Se rend-on compte surtout du message véhiculé à tous ceux qui peuvent subir des situations personnelles autrement
difficiles mais restent dans un collège surchargé pour cause de bonne conduite ?
Alors on ne cesse de nous répéter (toutes tendances politiques confondues) que cela va marcher, que les classes relais
auraient fait la preuve de leur efficacité, ce dont quelques journaux semblent se féliciter
et bien sûr les enseignants qui s'y retrouvent : «Avec six à huit élèves par groupe, on tourne en gros avec un professeur pour un élève, avec un luxe de
matériel informatique, des méthodes, des objectifs et des emplois du temps ajustés à chaque cas. C'est du cousu
main, de la haute couture pédagogique !» (Le Parisien, 9 septembre 2000.) Fort bien. Mais quels élèves méritants pourraient en dire autant, pourraient jouir d'un tel luxe, profiter
quotidiennement de serviteurs sur mesure, aux petits soins, qui leur mâchent tout ?… Hélas, cela n'est pas
à leur portée. Il faut avoir «fait ses preuves» pour mériter tout ça ! En clair :
avoir houspillé bon nombre d'élèves, menacé au moins quelques surveillants, insulté un minimum de professeurs...
C'est
ici qu'il nous faut distinguer deux choses, quant à l'impact de ce dispositif plus que jamais agréé (par le ministère de
l'Education nationale) : les possibles bienfaits individuels à court terme ET le contrecoup collectif à long terme.

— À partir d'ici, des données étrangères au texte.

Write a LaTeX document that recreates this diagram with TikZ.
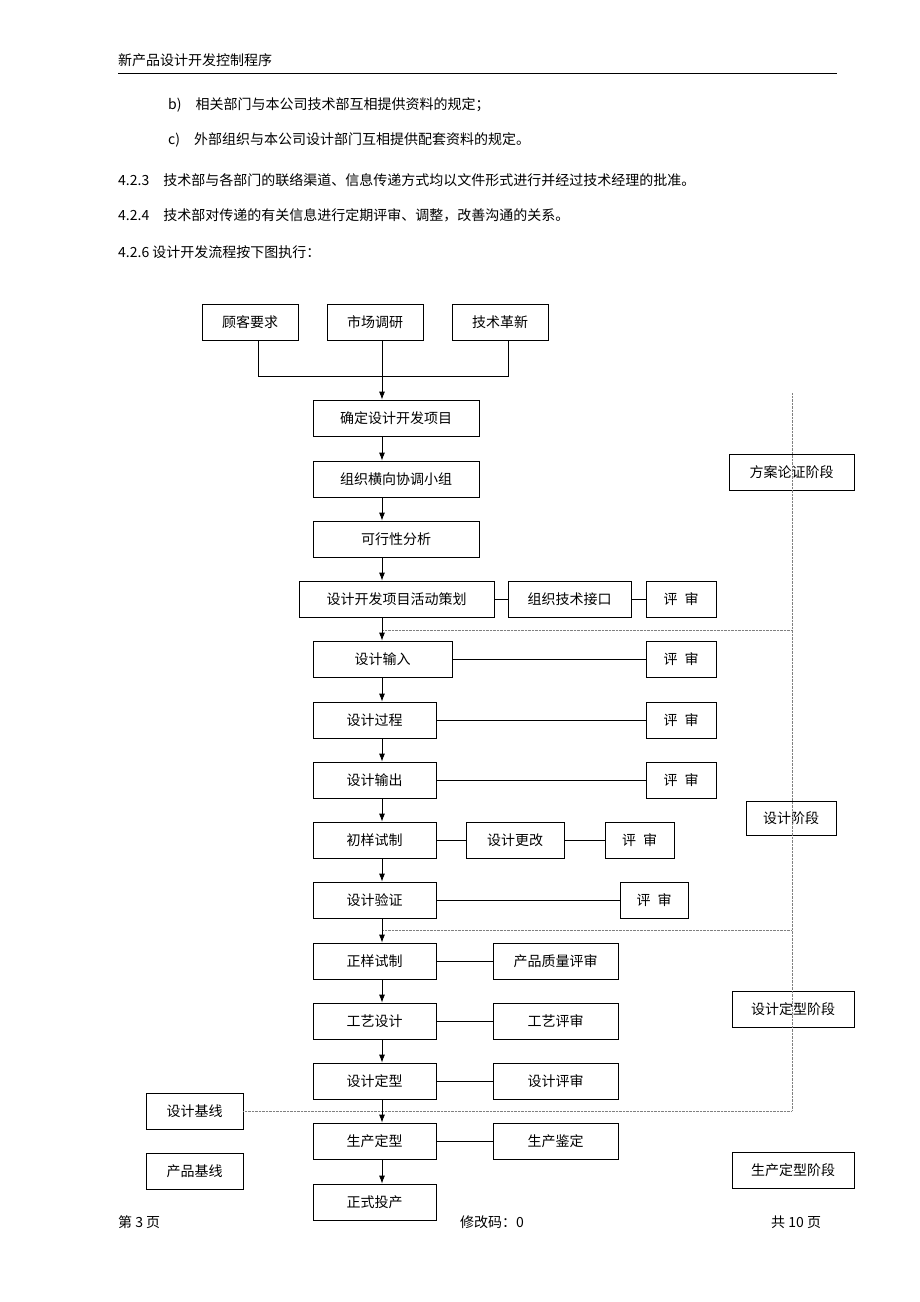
\documentclass[tikz,border=0pt]{standalone}
\usepackage{fontspec}
\setmainfont{Noto Sans CJK SC}
\usetikzlibrary{arrows.meta}
\tikzset{
  box/.style={draw, thick, minimum height=36pt, inner sep=0pt},
  link/.style={thick},
  flow/.style={thick, -{Latex[length=8pt,width=6pt]}},
  phase/.style={densely dotted, gray},
  body/.style={anchor=west, inner sep=0pt}
}
\begin{document}
\begin{tikzpicture}[x=1pt,y=-1pt,font=\fontsize{14}{17}\selectfont]
\useasboundingbox[fill=white] (0,0) rectangle (920,1302);
% Kopfzeile
\node[body] (head) at (118,60) {新产品设计开发控制程序};
\draw (118,73) -- (837,73);
% Text
\node[body] (tb) at (168,105) {b)\quad 相关部门与本公司技术部互相提供资料的规定；};
\node[body] (tc) at (168,140) {c)\quad 外部组织与本公司设计部门互相提供配套资料的规定。};
\node[body] (t3) at (118,180) {4.2.3\quad 技术部与各部门的联络渠道、信息传递方式均以文件形式进行并经过技术经理的批准。};
\node[body] (t4) at (118,215) {4.2.4\quad 技术部对传递的有关信息进行定期评审、调整，改善沟通的关系。};
\node[body] (t6) at (118,252) {4.2.6 设计开发流程按下图执行：};
% Eingaben
\node[box, minimum width=96pt] (kunde) at (250,322) {顾客要求};
\node[box, minimum width=96pt] (markt) at (375,322) {市场调研};
\node[box, minimum width=96pt] (neu) at (500,322) {技术革新};
% Hauptfluss
\node[box, minimum width=166pt] (proj) at (396,418) {确定设计开发项目};
\node[box, minimum width=166pt] (team) at (396,479) {组织横向协调小组};
\node[box, minimum width=166pt] (mach) at (396,539) {可行性分析};
\node[box, minimum width=195pt] (plan) at (396.5,599) {设计开发项目活动策划};
\node[box, minimum width=139pt] (ein) at (382.5,659) {设计输入};
\node[box, minimum width=123pt] (proz) at (374.5,720) {设计过程};
\node[box, minimum width=123pt] (aus) at (374.5,780) {设计输出};
\node[box, minimum width=123pt] (muster) at (374.5,840) {初样试制};
\node[box, minimum width=123pt] (verif) at (374.5,900) {设计验证};
\node[box, minimum width=123pt] (probe) at (374.5,961) {正样试制};
\node[box, minimum width=123pt] (tech) at (374.5,1021) {工艺设计};
\node[box, minimum width=123pt] (fix) at (374.5,1081) {设计定型};
\node[box, minimum width=123pt] (prod) at (374.5,1141) {生产定型};
\node[box, minimum width=123pt] (serie) at (374.5,1202) {正式投产};
% Nebenkaesten
\node[box, minimum width=123pt] (schnitt) at (569.5,599) {组织技术接口};
\node[box, minimum width=70pt] (r1) at (681,599) {评\enspace 审};
\node[box, minimum width=70pt] (r2) at (681,659) {评\enspace 审};
\node[box, minimum width=70pt] (r3) at (681,720) {评\enspace 审};
\node[box, minimum width=70pt] (r4) at (681,780) {评\enspace 审};
\node[box, minimum width=98pt] (aend) at (515,840) {设计更改};
\node[box, minimum width=69pt] (r5) at (639.5,840) {评\enspace 审};
\node[box, minimum width=68pt] (r6) at (654,900) {评\enspace 审};
\node[box, minimum width=125pt] (q1) at (555.5,961) {产品质量评审};
\node[box, minimum width=125pt] (q2) at (555.5,1021) {工艺评审};
\node[box, minimum width=125pt] (q3) at (555.5,1081) {设计评审};
\node[box, minimum width=125pt] (q4) at (555.5,1141) {生产鉴定};
% Basislinien
\node[box, minimum width=97pt] (bl1) at (194.5,1111.5) {设计基线};
\node[box, minimum width=97pt] (bl2) at (194.5,1171) {产品基线};
% Phasen
\node[box, minimum width=125pt] (ph1) at (791.5,472) {方案论证阶段};
\node[box, minimum width=90pt, minimum height=34pt] (ph2) at (791,818) {设计阶段};
\node[box, minimum width=122pt] (ph3) at (793,1009) {设计定型阶段};
\node[box, minimum width=122pt] (ph4) at (793,1170.5) {生产定型阶段};
% Trennlinien
\draw[phase] (792,393) -- (792,1111);
\draw[phase] (382,630) -- (792,630);
\draw[phase] (382,930) -- (792,930);
\draw[phase] (bl1.east) -- (792,1111.5);
% Zusammenfuehrung
\coordinate (jl) at (258,376);
\coordinate (jr) at (508,376);
\draw[link] (kunde.south -| jl) -- (jl) -- (jr) -- (neu.south -| jr);
\draw[flow] (markt.south -| 382,0) -- (proj.north -| 382,0);
% Pfeile
\foreach \a/\b in {proj/team, team/mach, mach/plan, plan/ein, ein/proz, proz/aus,
  aus/muster, muster/verif, verif/probe, probe/tech, tech/fix, fix/prod, prod/serie}
  \draw[flow] (\a.south -| 382,0) -- (\b.north -| 382,0);
% Querverbindungen
\foreach \a/\b in {plan/schnitt, schnitt/r1, ein/r2, proz/r3, aus/r4, muster/aend,
  aend/r5, verif/r6, probe/q1, tech/q2, fix/q3, prod/q4}
  \draw[link] (\a) -- (\b);
% Fusszeile
\node[body] (f1) at (118,1222) {第 3 页};
\node[body] (f2) at (460,1222) {修改码：0};
\node[body] (f3) at (771,1222) {共 10 页};
\end{tikzpicture}
\end{document}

Sur les bienfaits, notons qu'ils sont loin d'être évidents : quelques bilans charitables sont certes dressés par le
ministère ; des propos bienveillants proviennent de ceux qui s'y investissent
et y croient depuis le début ou de ceux qui ont pu en bénéficier largement ; mais si on lit entre les lignes et
pas seulement par le petit bout de la lorgnette, une certaine prudence devrait s'imposer. Pourquoi ? Parce que la
création des classes ou ateliers relais, et autres structures récentes, repose sur un postulat
très réducteur : tout comportement antisocial ne pourrait avoir pour cause qu'un mal-être qu'il faut donc
«soigner» en priorité. Et à grand renfort de sollicitudes. Or,
plus les problèmes s'aggravent — à l'échelle occidentale — plus on en rajoute une couche, si
l'on peut dire...
Dans l'esprit de ceux qui proclament cette théorie urbi et orbi (et hors de toute hésitation),
la sanction ne peut rien arranger. Ils l'ont évacuée par axiome. Et cherchent donc ailleurs.
De Gaulle disait : des chercheurs qui cherchent, on en trouve ; mais des chercheurs qui trouvent,
on en cherche ! En matière d'autorité scolaire, deux décennies d'expérimentations hasardeuses ne semblent
pas avoir suffi.
Imaginons pourtant ce que peuvent ressentir des élèves en train d'observer les actuelles réponses
apportées aux comportements très querelleurs, blessants, voire carrément dangereux. Ils
savent tous (auteurs, témoins et victimes), dans l'ordre : qu'aucune sanction dissuasive
n'existe vraiment ; qu'une présomption de mal-être immunise pour longtemps ; qu'au pire, en cas de manquements graves et répétés ou de forte agressivité, on soumettra au
bon vouloir du chérubin la proposition de lui fournir un matériel haut de gamme, des personnels entièrement dévoués
à sa cause, un programme conçu pour satisfaire toutes ses petites envies... Même celles qu'il n'a pas exprimées !
Alors voyons... Que pourrait-on bien éprouver lorsqu'on s'échine à étudier avec les insultes en bruit de fond,
les intimidations en perspective, et que l'on voit tous ces petits caïds (qui vous ont rendu vos journées
si difficiles) se faire pouponner à longueur d'années en accaparant les effectifs ?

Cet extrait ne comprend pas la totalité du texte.